**WHAT IS ASKED**
Could you copy exactly the lines from the start of the records through the one containing "const footHalfWidth = 0.0025;", both included, and leave out the pictures?

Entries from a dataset
──────────

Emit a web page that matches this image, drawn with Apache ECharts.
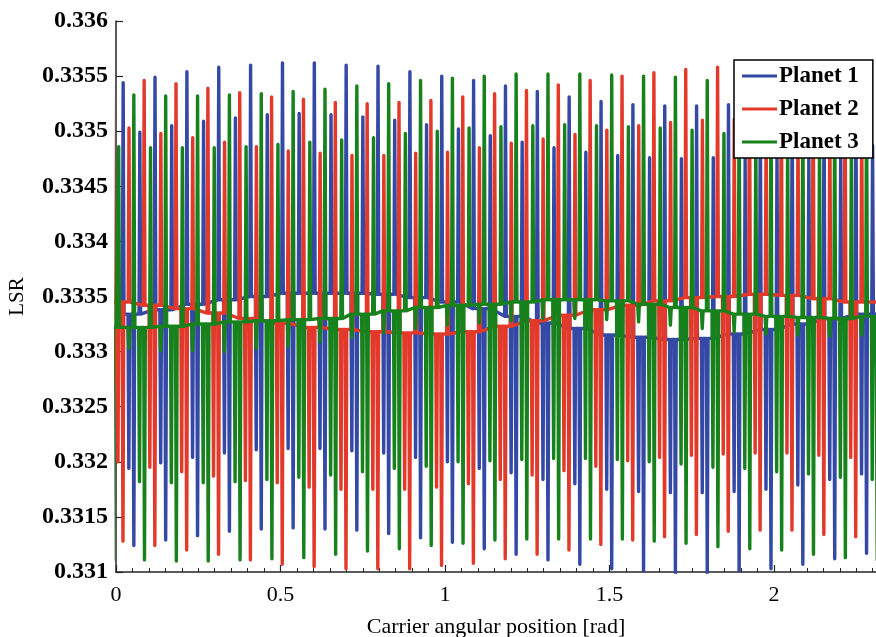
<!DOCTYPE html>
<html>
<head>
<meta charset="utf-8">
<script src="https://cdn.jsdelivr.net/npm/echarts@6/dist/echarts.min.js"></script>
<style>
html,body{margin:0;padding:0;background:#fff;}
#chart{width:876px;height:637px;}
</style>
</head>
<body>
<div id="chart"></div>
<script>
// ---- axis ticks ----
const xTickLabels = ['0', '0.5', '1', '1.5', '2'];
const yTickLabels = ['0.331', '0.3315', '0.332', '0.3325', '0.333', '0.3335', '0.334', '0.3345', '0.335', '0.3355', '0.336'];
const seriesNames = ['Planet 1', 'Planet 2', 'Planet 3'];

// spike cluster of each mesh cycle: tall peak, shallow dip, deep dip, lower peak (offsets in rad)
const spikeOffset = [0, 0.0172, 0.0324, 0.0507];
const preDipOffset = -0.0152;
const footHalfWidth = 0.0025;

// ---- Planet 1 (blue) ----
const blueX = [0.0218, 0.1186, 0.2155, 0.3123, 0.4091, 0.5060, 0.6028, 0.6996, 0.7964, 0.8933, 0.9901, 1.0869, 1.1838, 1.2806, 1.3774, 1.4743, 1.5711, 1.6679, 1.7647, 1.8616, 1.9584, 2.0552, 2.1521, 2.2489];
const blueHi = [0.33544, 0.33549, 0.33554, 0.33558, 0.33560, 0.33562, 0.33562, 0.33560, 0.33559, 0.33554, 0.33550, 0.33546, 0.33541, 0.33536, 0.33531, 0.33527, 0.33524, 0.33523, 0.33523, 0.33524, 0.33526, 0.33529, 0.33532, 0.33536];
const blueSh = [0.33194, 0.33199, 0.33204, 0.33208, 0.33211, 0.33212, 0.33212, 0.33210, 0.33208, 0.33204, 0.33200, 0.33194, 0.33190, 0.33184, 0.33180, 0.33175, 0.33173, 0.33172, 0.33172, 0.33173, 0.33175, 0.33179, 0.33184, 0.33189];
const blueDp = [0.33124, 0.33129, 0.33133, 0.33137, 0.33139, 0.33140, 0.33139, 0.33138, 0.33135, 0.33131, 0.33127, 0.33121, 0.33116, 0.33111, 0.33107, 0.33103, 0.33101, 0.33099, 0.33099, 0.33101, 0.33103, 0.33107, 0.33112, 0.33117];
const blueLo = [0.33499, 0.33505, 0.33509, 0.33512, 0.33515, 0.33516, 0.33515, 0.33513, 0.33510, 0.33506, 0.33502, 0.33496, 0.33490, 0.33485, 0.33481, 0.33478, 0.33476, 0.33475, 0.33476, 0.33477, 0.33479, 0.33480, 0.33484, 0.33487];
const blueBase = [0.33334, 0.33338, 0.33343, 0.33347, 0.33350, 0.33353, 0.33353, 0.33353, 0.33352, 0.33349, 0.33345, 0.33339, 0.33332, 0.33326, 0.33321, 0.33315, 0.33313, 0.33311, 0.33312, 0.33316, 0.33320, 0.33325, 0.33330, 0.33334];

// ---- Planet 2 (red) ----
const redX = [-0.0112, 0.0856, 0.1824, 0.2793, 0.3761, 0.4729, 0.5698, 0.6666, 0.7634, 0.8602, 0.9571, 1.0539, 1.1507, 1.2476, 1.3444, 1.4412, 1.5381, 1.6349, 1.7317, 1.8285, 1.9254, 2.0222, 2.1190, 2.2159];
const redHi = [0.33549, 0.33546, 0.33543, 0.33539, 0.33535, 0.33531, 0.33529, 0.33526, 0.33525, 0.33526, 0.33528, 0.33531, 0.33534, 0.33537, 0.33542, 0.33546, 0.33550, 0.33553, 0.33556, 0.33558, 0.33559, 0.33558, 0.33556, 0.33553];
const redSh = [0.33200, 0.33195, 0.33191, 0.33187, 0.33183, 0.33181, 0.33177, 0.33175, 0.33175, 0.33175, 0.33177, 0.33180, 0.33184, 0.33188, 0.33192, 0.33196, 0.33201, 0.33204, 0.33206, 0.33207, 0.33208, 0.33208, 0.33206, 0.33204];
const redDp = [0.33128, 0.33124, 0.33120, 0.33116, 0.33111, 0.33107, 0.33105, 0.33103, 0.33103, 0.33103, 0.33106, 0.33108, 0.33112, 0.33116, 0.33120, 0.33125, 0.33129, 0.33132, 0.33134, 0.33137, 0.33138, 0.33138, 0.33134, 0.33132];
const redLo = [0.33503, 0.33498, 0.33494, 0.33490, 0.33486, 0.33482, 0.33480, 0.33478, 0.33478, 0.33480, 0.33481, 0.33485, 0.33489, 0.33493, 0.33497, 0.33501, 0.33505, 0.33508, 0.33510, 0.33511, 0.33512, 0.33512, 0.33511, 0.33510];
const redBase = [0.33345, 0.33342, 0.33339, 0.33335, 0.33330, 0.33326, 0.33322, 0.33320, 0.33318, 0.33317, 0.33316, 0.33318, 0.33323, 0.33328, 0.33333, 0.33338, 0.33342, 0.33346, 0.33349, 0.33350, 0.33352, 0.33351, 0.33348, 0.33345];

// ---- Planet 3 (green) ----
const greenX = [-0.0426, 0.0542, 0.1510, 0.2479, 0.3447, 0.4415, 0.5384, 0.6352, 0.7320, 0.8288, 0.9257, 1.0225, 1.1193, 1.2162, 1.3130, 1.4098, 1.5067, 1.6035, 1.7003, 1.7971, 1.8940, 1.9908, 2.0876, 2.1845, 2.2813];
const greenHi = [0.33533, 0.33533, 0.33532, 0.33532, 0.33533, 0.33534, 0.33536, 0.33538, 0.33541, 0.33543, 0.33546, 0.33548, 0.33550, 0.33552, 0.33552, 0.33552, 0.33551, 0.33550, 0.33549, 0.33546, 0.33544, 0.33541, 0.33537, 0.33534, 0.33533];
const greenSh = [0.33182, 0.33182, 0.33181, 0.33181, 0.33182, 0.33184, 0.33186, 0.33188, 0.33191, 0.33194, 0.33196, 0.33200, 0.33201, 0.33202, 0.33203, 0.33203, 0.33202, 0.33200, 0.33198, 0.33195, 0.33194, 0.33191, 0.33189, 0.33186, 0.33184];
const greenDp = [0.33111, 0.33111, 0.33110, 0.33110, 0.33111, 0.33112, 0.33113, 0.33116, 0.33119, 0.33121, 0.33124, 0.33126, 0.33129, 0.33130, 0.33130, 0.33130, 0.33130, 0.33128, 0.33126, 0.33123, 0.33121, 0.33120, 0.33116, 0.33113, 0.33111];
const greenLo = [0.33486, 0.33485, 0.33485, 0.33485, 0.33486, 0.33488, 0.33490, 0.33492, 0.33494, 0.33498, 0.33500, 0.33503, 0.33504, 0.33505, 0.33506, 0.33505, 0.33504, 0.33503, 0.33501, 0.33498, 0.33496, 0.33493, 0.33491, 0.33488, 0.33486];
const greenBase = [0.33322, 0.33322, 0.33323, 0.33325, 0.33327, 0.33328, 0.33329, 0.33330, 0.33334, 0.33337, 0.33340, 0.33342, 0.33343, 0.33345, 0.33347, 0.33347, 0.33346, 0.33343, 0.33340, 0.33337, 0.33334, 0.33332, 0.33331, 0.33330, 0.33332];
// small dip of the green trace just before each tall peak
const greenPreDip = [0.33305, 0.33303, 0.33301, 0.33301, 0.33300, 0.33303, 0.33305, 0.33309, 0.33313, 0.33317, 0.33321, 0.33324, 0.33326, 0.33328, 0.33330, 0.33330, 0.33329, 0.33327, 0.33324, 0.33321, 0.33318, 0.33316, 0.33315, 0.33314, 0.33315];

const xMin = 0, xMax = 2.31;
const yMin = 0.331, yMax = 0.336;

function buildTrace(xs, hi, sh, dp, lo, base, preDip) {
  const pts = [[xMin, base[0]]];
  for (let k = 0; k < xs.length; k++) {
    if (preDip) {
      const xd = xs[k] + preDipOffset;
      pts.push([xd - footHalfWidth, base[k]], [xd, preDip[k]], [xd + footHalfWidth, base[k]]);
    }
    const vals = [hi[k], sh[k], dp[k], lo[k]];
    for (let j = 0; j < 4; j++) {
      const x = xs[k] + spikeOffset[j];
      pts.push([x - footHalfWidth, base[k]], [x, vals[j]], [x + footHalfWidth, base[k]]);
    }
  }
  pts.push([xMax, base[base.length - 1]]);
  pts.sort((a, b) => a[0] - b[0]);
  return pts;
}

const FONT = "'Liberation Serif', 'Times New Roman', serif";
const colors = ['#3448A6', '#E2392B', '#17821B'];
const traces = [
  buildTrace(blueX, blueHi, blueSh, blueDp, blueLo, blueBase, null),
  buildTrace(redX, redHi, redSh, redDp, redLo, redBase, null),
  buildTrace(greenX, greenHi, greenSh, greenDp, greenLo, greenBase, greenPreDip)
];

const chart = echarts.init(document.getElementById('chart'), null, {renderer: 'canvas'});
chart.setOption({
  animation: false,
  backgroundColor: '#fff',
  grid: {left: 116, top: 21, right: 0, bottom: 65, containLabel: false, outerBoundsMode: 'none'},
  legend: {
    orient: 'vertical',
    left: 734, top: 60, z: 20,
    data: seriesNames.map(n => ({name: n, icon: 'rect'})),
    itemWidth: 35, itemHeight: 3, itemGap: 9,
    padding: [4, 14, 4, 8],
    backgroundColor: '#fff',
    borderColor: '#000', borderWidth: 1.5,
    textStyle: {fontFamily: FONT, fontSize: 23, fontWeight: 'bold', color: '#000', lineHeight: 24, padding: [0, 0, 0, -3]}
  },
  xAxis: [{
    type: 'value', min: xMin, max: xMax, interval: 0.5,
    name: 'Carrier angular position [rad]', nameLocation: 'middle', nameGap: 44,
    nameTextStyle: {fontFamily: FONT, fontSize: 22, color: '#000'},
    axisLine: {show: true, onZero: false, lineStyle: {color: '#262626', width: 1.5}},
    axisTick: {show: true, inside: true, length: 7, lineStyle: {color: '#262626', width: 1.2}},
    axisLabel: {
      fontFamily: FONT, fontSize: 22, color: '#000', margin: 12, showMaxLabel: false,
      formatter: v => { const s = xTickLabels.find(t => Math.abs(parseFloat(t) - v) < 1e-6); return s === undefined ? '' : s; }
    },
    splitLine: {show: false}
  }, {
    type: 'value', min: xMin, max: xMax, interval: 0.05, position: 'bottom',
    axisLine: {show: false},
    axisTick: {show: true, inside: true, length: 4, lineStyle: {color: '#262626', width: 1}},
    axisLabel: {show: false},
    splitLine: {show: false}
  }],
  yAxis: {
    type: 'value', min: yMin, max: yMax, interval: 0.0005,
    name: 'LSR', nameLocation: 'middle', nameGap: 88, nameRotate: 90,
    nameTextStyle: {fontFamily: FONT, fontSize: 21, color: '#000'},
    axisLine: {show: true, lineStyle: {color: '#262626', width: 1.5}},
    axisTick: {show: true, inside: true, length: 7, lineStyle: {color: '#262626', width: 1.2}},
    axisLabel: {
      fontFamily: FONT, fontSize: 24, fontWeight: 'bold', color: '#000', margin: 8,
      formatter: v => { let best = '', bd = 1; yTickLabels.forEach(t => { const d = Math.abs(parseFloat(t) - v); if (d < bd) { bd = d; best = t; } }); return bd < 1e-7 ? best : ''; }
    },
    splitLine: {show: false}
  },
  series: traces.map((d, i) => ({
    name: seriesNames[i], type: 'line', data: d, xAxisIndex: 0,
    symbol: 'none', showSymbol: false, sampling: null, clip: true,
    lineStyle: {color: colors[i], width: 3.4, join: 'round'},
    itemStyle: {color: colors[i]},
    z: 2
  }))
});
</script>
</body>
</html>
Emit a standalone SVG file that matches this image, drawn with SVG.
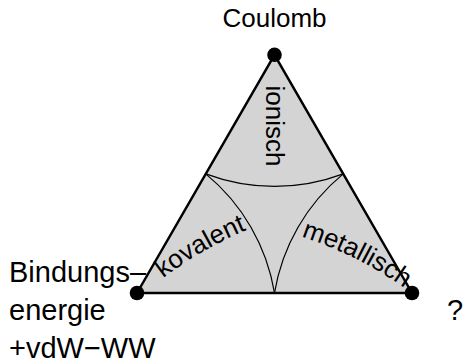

──────────

**SOLUTION TO THIS PROBLEM**
Emit a web page that matches this image, drawn with Apache ECharts.
<!DOCTYPE html>
<html>
<head>
<meta charset="utf-8">
<script src="https://cdn.jsdelivr.net/npm/echarts@6/dist/echarts.min.js"></script>
<style>
html,body{margin:0;padding:0;background:#fff;}
#chart{width:876px;height:637px;}
</style>
</head>
<body>
<div id="chart"></div>
<script>
// ---- axis ticks ----
const xTickLabels = ['0', '0.5', '1', '1.5', '2'];
const yTickLabels = ['0.331', '0.3315', '0.332', '0.3325', '0.333', '0.3335', '0.334', '0.3345', '0.335', '0.3355', '0.336'];
const seriesNames = ['Planet 1', 'Planet 2', 'Planet 3'];

// spike cluster of each mesh cycle: tall peak, shallow dip, deep dip, lower peak (offsets in rad)
const spikeOffset = [0, 0.0172, 0.0324, 0.0507];
const preDipOffset = -0.0152;
const footHalfWidth = 0.0025;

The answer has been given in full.